Continuations—what are they?
17 Nov 2022
I had a friend ask me what continuations are, and why they’re useful. There’s a ton of literature about continuations; this is just a simple example meant to showcase something small and hopefully grokkable.
You will need to understand a little bit of Racket, but if you know any Scheme, that should be good enough. If you just want a quick primer, check out Learn X in Y minutes for Racket.
#lang racket
;;; Export these symbols
(provide fail pick non-deterministic-factor)
;;; Global stack of choices (only visible to this module)
(define *choices* '())
;;; Pop a value off of the alternate choices stack
(define (fail)
(if (null? *choices*)
#f
(let ([next-choice (car *choices*)])
(set! *choices* (cdr *choices*))
(next-choice))))
This next function pick is where we capture the continuation. I’ve named it
return-from-pick to illustrate that when you call this function, it
will jump back to the point in the code where pick returns.
However, this works even if you use the continuation after the
thing the called pick itself has returned.
Internally, the continuation is basically stack + program counter. It answers
the question “where does this value go to when I return it?”
We “install” the continuation by calling it like a function. It’s a first-class value, though, so we can save it in a closure on a stack and call it as many times as we want.
(define (pick vals)
(if (null? vals)
(fail) ; fallback if there's nothing to choose
(let ([my-choice (car vals)]) ; pick something
(let/cc return-from-pick ; capture the continutation right here!
;; Push the rest of the options into the *choices* stack
(for ([other-choice (cdr vals)])
(set! *choices* (cons (λ () (return-from-pick other-choice)) *choices*)))
;; This is how we return from the `pick' function with a particular value.
(return-from-pick my-choice)))))
Now we have to use our operator. Let’s write a factoring function that non-deterministically picks a factor. We test it to make sure that the one we picked works, and if it did, we return it. Otherwise, we tell the computer that we fail ed.

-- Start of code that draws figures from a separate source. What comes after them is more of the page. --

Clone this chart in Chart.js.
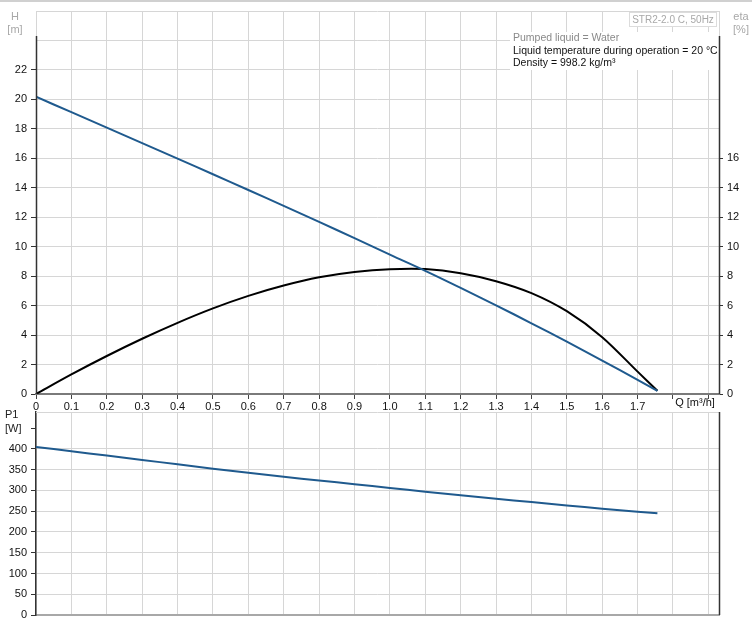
<!DOCTYPE html>
<html><head><meta charset="utf-8">
<script src="https://cdn.jsdelivr.net/npm/chart.js@4"></script>
<style>
html,body{margin:0;padding:0;background:#fff;}
#wrap{position:relative;width:752px;height:630px;overflow:hidden;background:#fff;}
#c1{position:absolute;left:0;top:0;}
#c2{position:absolute;left:0;top:400px;}
#topline{position:absolute;left:0;top:0;width:752px;height:2px;background:#d0d0d0;}
</style></head><body>
<div id="wrap">
<canvas id="c1" width="752" height="420"></canvas>
<canvas id="c2" width="752" height="230"></canvas>
<div id="topline"></div>
</div>
<script>
// ---- data ----
const flowQ    = [0, 0.1, 0.2, 0.3, 0.4, 0.5, 0.6, 0.7, 0.8, 0.9, 1.0, 1.1, 1.2, 1.3, 1.4, 1.5, 1.6, 1.7, 1.756];
const headH    = [20.18, 19.13, 18.08, 17.03, 15.98, 14.92, 13.85, 12.77, 11.68, 10.58, 9.46, 8.36, 7.2, 6.02, 4.8, 3.55, 2.27, 0.96, 0.22];
const effEta   = [0, 1.33, 2.58, 3.75, 4.83, 5.81, 6.66, 7.36, 7.92, 8.28, 8.47, 8.48, 8.2, 7.66, 6.85, 5.62, 3.86, 1.52, 0.22];
const powerP1  = [405, 394.5, 384, 373.5, 363, 352.5, 342.5, 333, 324, 315, 306, 297, 288.5, 280, 272, 264, 256, 249, 245];
const qTicks   = [0, 0.1, 0.2, 0.3, 0.4, 0.5, 0.6, 0.7, 0.8, 0.9, 1.0, 1.1, 1.2, 1.3, 1.4, 1.5, 1.6, 1.7, 1.8, 1.9];
const hTicks   = [0, 2, 4, 6, 8, 10, 12, 14, 16, 18, 20, 22, 24, 26];
const etaTicks = [0, 2, 4, 6, 8, 10, 12, 14, 16, 18, 20, 22, 24, 26];
const p1Ticks  = [0, 50, 100, 150, 200, 250, 300, 350, 400, 450];
const qLabelMax = 1.7, hLabelMax = 22, etaLabelMax = 16, p1LabelMax = 400;
const infoLines = ['Pumped liquid = Water', 'Liquid temperature during operation = 20 °C', 'Density = 998.2 kg/m³'];
const titleText = 'STR2-2.0 C, 50Hz';

const FAM = 'Arial, "Liberation Sans", sans-serif';
const FONT = {family: FAM, size: 11};
const GRID = '#d6d6d6';
const AXIS = '#333';

function pts(ys){ return flowQ.map((q,i)=>({x:q, y:ys[i]})); }
function fmtQ(v){ return v===0 ? '0' : v.toFixed(1); }

const topOverlay = {
  id:'topOverlay',
  afterDraw(chart){
    const ctx = chart.ctx, a = chart.chartArea, y = chart.scales.y;
    ctx.save();
    const yAx = y.getPixelForValue(24.3);
    ctx.strokeStyle = GRID; ctx.lineWidth = 1;
    ctx.beginPath(); ctx.moveTo(a.right+0.5, a.top); ctx.lineTo(a.right+0.5, yAx); ctx.stroke();
    // white info box
    ctx.fillStyle = '#fff';
    ctx.fillRect(510, 32, a.right - 510, 38);
    // dark axis lines
    ctx.strokeStyle = AXIS; ctx.lineWidth = 1.5;
    ctx.beginPath(); ctx.moveTo(a.left+0.5, yAx); ctx.lineTo(a.left+0.5, a.bottom); ctx.stroke();
    ctx.beginPath(); ctx.moveTo(a.right+0.5, yAx); ctx.lineTo(a.right+0.5, a.bottom); ctx.stroke();
    // texts
    ctx.textBaseline = 'middle';
    ctx.textAlign = 'center';
    ctx.font = '11px ' + FAM;
    ctx.fillStyle = '#a8a8a8';
    ctx.fillText('H', 15, 17); ctx.fillText('[m]', 15, 30);
    ctx.fillText('eta', 741, 17); ctx.fillText('[%]', 741, 30);
    // title box
    ctx.strokeStyle = '#dcdcdc'; ctx.lineWidth = 1;
    ctx.fillStyle = '#fff';
    ctx.fillRect(629.5, 12.5, 87, 14);
    ctx.strokeRect(629.5, 12.5, 87, 14);
    ctx.font = '10px ' + FAM;
    ctx.fillStyle = '#a8a8a8';
    ctx.fillText(titleText, 673, 20);
    ctx.font = '10.5px ' + FAM;
    ctx.textAlign = 'left';
    ctx.fillStyle = '#8a8a8a';
    ctx.fillText(infoLines[0], 513, 38);
    ctx.fillStyle = '#111';
    ctx.fillText(infoLines[1], 513, 51);
    ctx.fillText(infoLines[2], 513, 63);
    ctx.font = '11px ' + FAM;
    ctx.textAlign = 'center';
    ctx.fillText('Q [m³/h]', 695, 403);
    ctx.restore();
  }
};

const botOverlay = {
  id:'botOverlay',
  afterDraw(chart){
    const ctx = chart.ctx, a = chart.chartArea;
    ctx.save();
    ctx.strokeStyle = GRID; ctx.lineWidth = 1;
    ctx.beginPath(); ctx.moveTo(a.left, a.top+0.5); ctx.lineTo(a.right, a.top+0.5); ctx.stroke();
    ctx.strokeStyle = AXIS; ctx.lineWidth = 1.5;
    ctx.beginPath(); ctx.moveTo(a.right+0.5, a.top); ctx.lineTo(a.right+0.5, a.bottom); ctx.stroke();
    ctx.font = '11px ' + FAM;
    ctx.textBaseline = 'middle'; ctx.textAlign = 'left';
    ctx.fillStyle = '#222';
    ctx.fillText('P1', 5, 15); ctx.fillText('[W]', 5, 29);
    ctx.restore();
  }
};

new Chart(document.getElementById('c1'), {
  type:'line',
  data:{datasets:[
    {label:'H', data:pts(headH), borderColor:'#1f5a8e', borderWidth:2, pointRadius:0, yAxisID:'y', tension:0.4},
    {label:'eta', data:pts(effEta), borderColor:'#000', borderWidth:2, pointRadius:0, yAxisID:'y2', tension:0.3}
  ]},
  options:{
    responsive:false, animation:false, devicePixelRatio:1,
    layout:{padding:{top:11, left:0, right:0, bottom:0}},
    plugins:{legend:{display:false}, tooltip:{enabled:false}},
    scales:{
      x:{type:'linear', min:0, max:1.93,
        afterBuildTicks:s=>{ s.ticks = qTicks.map(v=>({value:v})); },
        afterFit:s=>{ s.height = 26; },
        ticks:{autoSkip:false, maxRotation:0, padding:1, color:'#111', font:FONT,
          callback:v=> v<=qLabelMax+1e-9 ? fmtQ(v) : ''},
        grid:{color:GRID, tickColor:'#444', tickLength:5, lineWidth:1},
        border:{color:'#7a7a7a', width:2}},
      y:{position:'left', min:0, max:26,
        afterBuildTicks:s=>{ s.ticks = hTicks.map(v=>({value:v})); },
        afterFit:s=>{ s.width = 36; },
        ticks:{padding:4, color:'#111', font:FONT, callback:v=> v<=hLabelMax ? String(v) : ''},
        grid:{color:GRID, tickLength:5, tickColor:c=> (c.tick && c.tick.value<=hLabelMax) ? AXIS : 'rgba(0,0,0,0)'},
        border:{display:false}},
      y2:{position:'right', min:0, max:26,
        afterBuildTicks:s=>{ s.ticks = etaTicks.map(v=>({value:v})); },
        afterFit:s=>{ s.width = 33; },
        ticks:{padding:4, color:'#111', font:FONT, callback:v=> v<=etaLabelMax ? String(v) : ''},
        grid:{drawOnChartArea:false, tickLength:4, tickColor:c=> (c.tick && c.tick.value<=etaLabelMax) ? AXIS : 'rgba(0,0,0,0)'},
        border:{display:false}}
    }
  },
  plugins:[topOverlay]
});

new Chart(document.getElementById('c2'), {
  type:'line',
  data:{datasets:[
    {label:'P1', data:pts(powerP1), borderColor:'#1f5a8e', borderWidth:2, pointRadius:0, tension:0.4}
  ]},
  options:{
    responsive:false, animation:false, devicePixelRatio:1,
    layout:{padding:{top:12, left:0, right:33, bottom:0}},
    plugins:{legend:{display:false}, tooltip:{enabled:false}},
    scales:{
      x:{type:'linear', min:0, max:1.93,
        afterBuildTicks:s=>{ s.ticks = qTicks.map(v=>({value:v})); },
        afterFit:s=>{ s.height = 15; },
        ticks:{display:false},
        grid:{color:GRID, drawTicks:false, lineWidth:1},
        border:{color:'#a8a8a8', width:2}},
      y:{position:'left', min:0, max:489,
        afterBuildTicks:s=>{ s.ticks = p1Ticks.map(v=>({value:v})); },
        afterFit:s=>{ s.width = 36; },
        ticks:{padding:4, color:'#111', font:FONT, callback:v=> v<=p1LabelMax ? String(v) : ''},
        grid:{color:c=> (c.tick && c.tick.value>p1LabelMax) ? 'rgba(0,0,0,0)' : GRID, tickLength:5, tickColor:AXIS},
        border:{color:AXIS, width:1.5}}
    }
  },
  plugins:[botOverlay]
});
</script>
</body></html>
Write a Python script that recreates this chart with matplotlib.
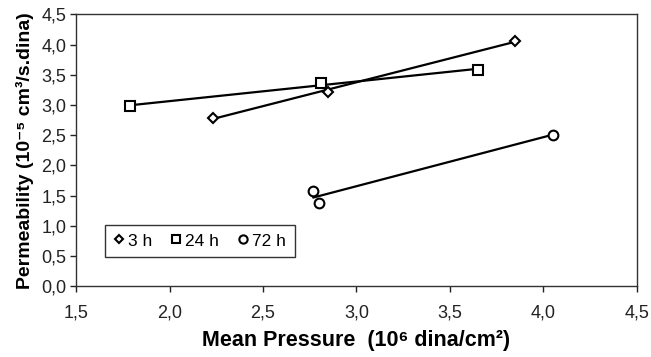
"""Permeability vs mean pressure, three curing times."""

import matplotlib
import numpy as np

matplotlib.use("Agg")
from matplotlib import pyplot as plt

# data
x_3h = [2.23, 2.85, 3.85]
y_3h = [2.79, 3.22, 4.06]
x_24h = [1.79, 2.81, 3.65]
y_24h = [2.98, 3.36, 3.58]
x_72h = [2.77, 2.80, 4.05]
y_72h = [1.58, 1.38, 2.51]

series_labels = ["3 h", "24 h", "72 h"]
x_ticks = [1.5, 2.0, 2.5, 3.0, 3.5, 4.0, 4.5]
x_ticklabels = ["1,5", "2,0", "2,5", "3,0", "3,5", "4,0", "4,5"]
y_ticks = [0.0, 0.5, 1.0, 1.5, 2.0, 2.5, 3.0, 3.5, 4.0, 4.5]
y_ticklabels = ["0,0", "0,5", "1,0", "1,5", "2,0", "2,5", "3,0", "3,5", "4,0", "4,5"]

plt.rcParams["font.family"] = ["Liberation Sans", "DejaVu Sans"]

figure = plt.figure(figsize=(6.51, 3.57), dpi=100)
axis = figure.add_axes([0.117, 0.198, 0.861, 0.762])

markers = ["D", "s", "o"]
sizes = [5.0, 7.0, 7.0]
for xs, ys, label, marker, size in zip(
    (x_3h, x_24h, x_72h), (y_3h, y_24h, y_72h), series_labels, markers, sizes
):
    xs = np.asarray(xs)
    ys = np.asarray(ys)
    slope, intercept = np.polyfit(xs, ys, 1)
    ends = np.array([xs.min(), xs.max()])
    axis.plot(ends, intercept + slope * ends, color="black", linewidth=1.6)
    axis.plot(
        xs,
        ys,
        linestyle="none",
        marker=marker,
        markersize=size,
        markerfacecolor="white",
        markeredgecolor="black",
        markeredgewidth=1.5,
        label=label,
    )

axis.set_xlim(1.5, 4.5)
axis.set_ylim(0.0, 4.5)
axis.set_xticks(x_ticks)
axis.set_xticklabels(x_ticklabels)
axis.set_yticks(y_ticks)
axis.set_yticklabels(y_ticklabels)
axis.tick_params(direction="out", length=4, width=1, labelsize=13, colors="#222222")
axis.tick_params(axis="x", pad=9)
axis.tick_params(axis="y", pad=3)
for spine in axis.spines.values():
    spine.set_linewidth(1.0)
    spine.set_color("#333333")

axis.set_xlabel("Mean Pressure  (10\u2076 dina/cm\u00b2)", fontsize=15.5, fontweight="bold", labelpad=6)
axis.set_ylabel(
    "Permeability (10\u207b\u2075 cm\u00b3/s.dina)", fontsize=14, fontweight="bold", labelpad=5
)

legend = axis.legend(
    ncol=3,
    loc="lower left",
    bbox_to_anchor=(0.052, 0.107),
    borderaxespad=0.0,
    fontsize=12.5,
    frameon=True,
    fancybox=False,
    edgecolor="black",
    handlelength=0.6,
    handletextpad=0.2,
    columnspacing=1.1,
    borderpad=0.5,
    markerscale=0.85,
)
legend.get_frame().set_linewidth(1.0)

figure.savefig("out.png", dpi=100)
plt.close(figure)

(define (non-deterministic-factor n)
;; Pick some factor, dunno which
(let ([some-factor (pick (range 2 n))])
;; Did we pick a factor?
(if (zero? (modulo n some-factor))
some-factor ; yes we did!
(fail)))) ; oops, that was the wrong one
If you save those snippets into a file called amb.rkt and try running it, you should see something like:
$ racket -it amb.rkt
> (non-deterministic-factor 42)
2
> (fail)
21
> (fail)
14
> (fail)
7
> (fail)
6
> (fail)
3
> (fail)
#f
> (fail)
#f
,quit
$
Moral of the story: we just implemented McCarthy’s non-deterministic/ambiguous
amb operator which picks some value, tries it out, then seemingly backtracks
no matter the code to the point where the value gets picked if the fail
function is ever invoked. Moreover, this was all implemented in userland: no
special compiler constructs, no macros, no nuffin'.
In reality, what we did was we saved the stack and program counter just before we returned from pick with our choice. When we call fail, we reinstantiate that stack frame but return a different value. The program proceeds as if we had returned with that value in the first place. (Though note that changes on the heap or the file system, etc. will not be reverted. It’s only in side-effect free code that the illusion of time travel will be complete. You could stick a print statement in the fail function to see just how many times it gets called as the program searches for a path that doesn’t call fail.)
Continuations can also be used to implement cooperative threading, job queues, and exception handling if you language doesn’t support those. In each case, you can extend the language with continuations and functions without the rest of the code having to worry about it. It’s a very powerful, robust, and non-leaky abstraction.